I’ve been working in KSA for 31 months. As you might expect, there are a large number of things I’ve come to take in stride – a constant barrage of Arabic, the rhythm of prayer times, the inconvenience of everything closing for prayer time. But, there are a three things I simply cannot get used to, no matter how hard I try.
- Children riding in cars without safety seats – Oh…my…god/dess!!! I remember way back in the 1960s, when I was a snotnosed brat that kids roamed the interiors of cars without seatbelts, let alone carseats. Carseats simply didn’t exist and wouldn’t for quite awhile to come. Our parents literally didn’t know any better. But, with the advent of my generation as parents, the logic and intelligence of placing children safely into carseats saved countless lives among our kids. While driving the streets of Riyadh is pulse pounding in any case, my heart races everytime I encounter a car with children inside. With the exception of Westerners, and a few Arabs who have lived in the US, there simply are no carseats. Kids bounce around the inside of these cars with no tether of any kind. When I asked an Egyptian friend about this, he said (paraphrase), “I want my son to know I love him. How can I show him I love him if he is strapped into a carseat?” How can you not?
- No recycling – I am in recycling withdrawal, even after 2 1/2 years! I lived almost my entire adult life in, or coming in and out of, California. Not recycling there is pretty close to a cardinal sin. Then, we move to Oregon, and let me tell you, they’ve made recycling in my home county so easy that even the cantankerous “I ain’t doing that!” souls do it. Recycling is second nature to me. And, I am glad it is. However, recycling simply does not exist here. Period. Bottles go in the trash. Cans go in the trash. Plastic goes in the trash. My stomach is in my throat everytime I drop something into the trashbag. I try to minimize it. I try to reuse things But, there is a limit. Eventually, I have to drop it into that rubbage bin and take it out to the container on the street. I guess they figure that, with all this empty land and blowing sand, they can afford to bury an eternity of garbage atop the vast pools of crude oil.

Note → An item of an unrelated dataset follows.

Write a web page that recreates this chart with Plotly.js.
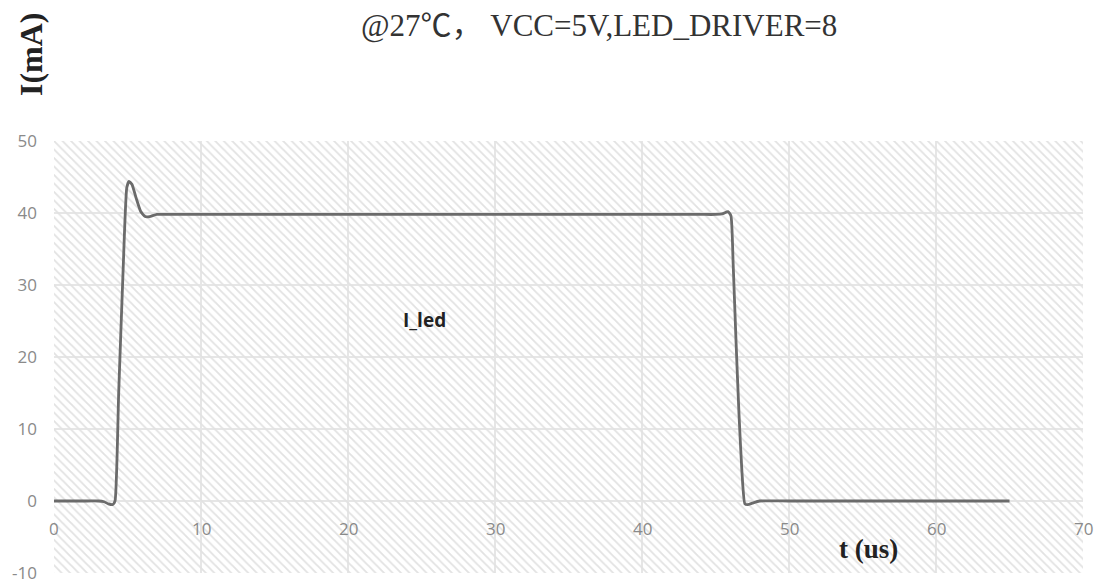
<!DOCTYPE html>
<html>
<head>
<meta charset="utf-8">
<script src="https://cdn.plot.ly/plotly-3.0.1.min.js"></script>
<style>html,body{margin:0;padding:0;background:#fff;}#chart{width:1101px;height:585px;}</style>
</head>
<body>
<div id="chart"></div>
<script>
// Time (us) and LED current (mA)
const tUs = [0, 1, 2, 3, 3.4, 3.7, 4.0, 4.15, 4.4, 4.7, 4.95, 5.1, 5.3, 5.6, 5.9, 6.2, 6.5, 7.0, 8, 10, 15, 20, 25, 30, 35, 40, 44, 45.0, 45.5, 45.85, 46.05, 46.2, 46.4, 46.6, 46.8, 47.0, 47.2, 47.5, 48, 50, 55, 60, 65];
const iLed = [0, 0, 0, 0, -0.1, -0.4, -0.5, 0, 15, 32, 43.5, 44.4, 44.0, 42.0, 40.2, 39.5, 39.5, 39.8, 39.8, 39.8, 39.8, 39.8, 39.8, 39.8, 39.8, 39.8, 39.8, 39.8, 39.9, 40.2, 39.6, 33, 22, 12, 4, -0.4, -0.5, -0.3, 0, 0, 0, 0, 0];
const seriesName = "I_led";
const xTicks = [0, 10, 20, 30, 40, 50, 60, 70];
const yTicks = [-10, 0, 10, 20, 30, 40, 50];
const titleText = "@27℃，&nbsp;VCC=5V,LED_DRIVER=8";
const yLabel = "I(mA)";
const xLabel = "t&nbsp;(us)";

const xRange = [0, 70];
const yRange = [-10, 50];

const bg = {
  x: [xRange[0], xRange[1], xRange[1], xRange[0], xRange[0]],
  y: [yRange[0], yRange[0], yRange[1], yRange[1], yRange[0]],
  mode: 'lines', line: {width: 0, color: 'rgba(0,0,0,0)'},
  fill: 'toself', fillcolor: 'rgba(0,0,0,0)',
  fillpattern: {shape: '\\', fgcolor: '#e2e2e2', bgcolor: 'rgba(0,0,0,0)', size: 6, solidity: 0.3},
  hoverinfo: 'skip', showlegend: false
};

const trace = {
  x: tUs, y: iLed, name: seriesName, mode: 'lines',
  line: {color: '#6b6b6b', width: 2.8, shape: 'spline', smoothing: 0.5},
  showlegend: false
};

const tickFont = {family: 'Open Sans, Liberation Sans, sans-serif', size: 17, color: '#8a8a8a'};

const layout = {
  width: 1101, height: 585,
  margin: {l: 54, r: 18, t: 141, b: 12},
  paper_bgcolor: '#ffffff', plot_bgcolor: '#ffffff',
  showlegend: false,
  xaxis: {
    range: xRange, tickvals: xTicks, ticktext: xTicks.map(String),
    showgrid: true, gridcolor: '#e6e6e6', gridwidth: 1.2,
    zeroline: false, showline: false, ticks: '', showticklabels: false
  },
  yaxis: {
    range: yRange, tickvals: yTicks, ticktext: yTicks.map(String),
    showgrid: true, gridcolor: '#e6e6e6', gridwidth: 1.2,
    zeroline: true, zerolinecolor: '#e6e6e6', zerolinewidth: 1.2,
    showline: false, ticks: '', tickfont: tickFont, ticklabelstandoff: 16
  },
  annotations: [
    {text: titleText, xref: 'paper', yref: 'paper', x: 0.53, y: 1, yshift: 116, xanchor: 'center', yanchor: 'middle',
     showarrow: false, font: {family: 'Liberation Serif, Noto Sans CJK SC, serif', size: 31, color: '#333'}},
    {text: '<b>' + yLabel + '</b>', xref: 'paper', yref: 'paper', x: 0, xshift: -23, y: 1, yshift: 87, textangle: -90,
     xanchor: 'center', yanchor: 'middle', showarrow: false,
     font: {family: 'Liberation Serif, serif', size: 32, color: '#222'}},
    {text: '<b>' + xLabel + '</b>', xref: 'x', yref: 'y', x: 55.4, y: -6.7, xanchor: 'center', yanchor: 'middle',
     showarrow: false, font: {family: 'Liberation Serif, serif', size: 27, color: '#222'}},
    {text: '<b>' + seriesName + '</b>', xref: 'x', yref: 'y', x: 25.2, y: 25.1, xanchor: 'center', yanchor: 'middle',
     showarrow: false, font: {family: 'Open Sans, Liberation Sans, sans-serif', size: 19, color: '#222'}}
  ].concat(xTicks.map(v => ({
    text: String(v), xref: 'x', yref: 'y', x: v, y: 0, yshift: -27, xanchor: 'center', yanchor: 'middle',
    showarrow: false, font: tickFont
  })))
};

Plotly.newPlot('chart', [bg, trace], layout, {displayModeBar: false, staticPlot: true});
</script>
</body>
</html>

- How South Asian expats are treated – Seriously, you cannot imagine. Despite being the lowliest on the lowest tiers, they keep working – hard – really, really hard. Most of them work their regular job, then wash cars after (or before) work. Then, they walk long distances to tenement slums where they room with several others. Scarcely a week goes by without a story about a maid being abused. That is not to say that all maids are treated badly; most people are good people. But, it happens often enough that it’s easy to understand why so many of them run away. Some of these maids end up stuck at the airport for weeks when they first arrive because no sponsor comes and picks them up. And, yet, most of these folks manage to send something home each month to wives, kids, mothers, or fathers. I have asked it before, but I’ll ask it again – Just how bad do things have to be at home that you would live in servitude in another country just to make a living?
I hope I don’t get used to any this…especially the last one.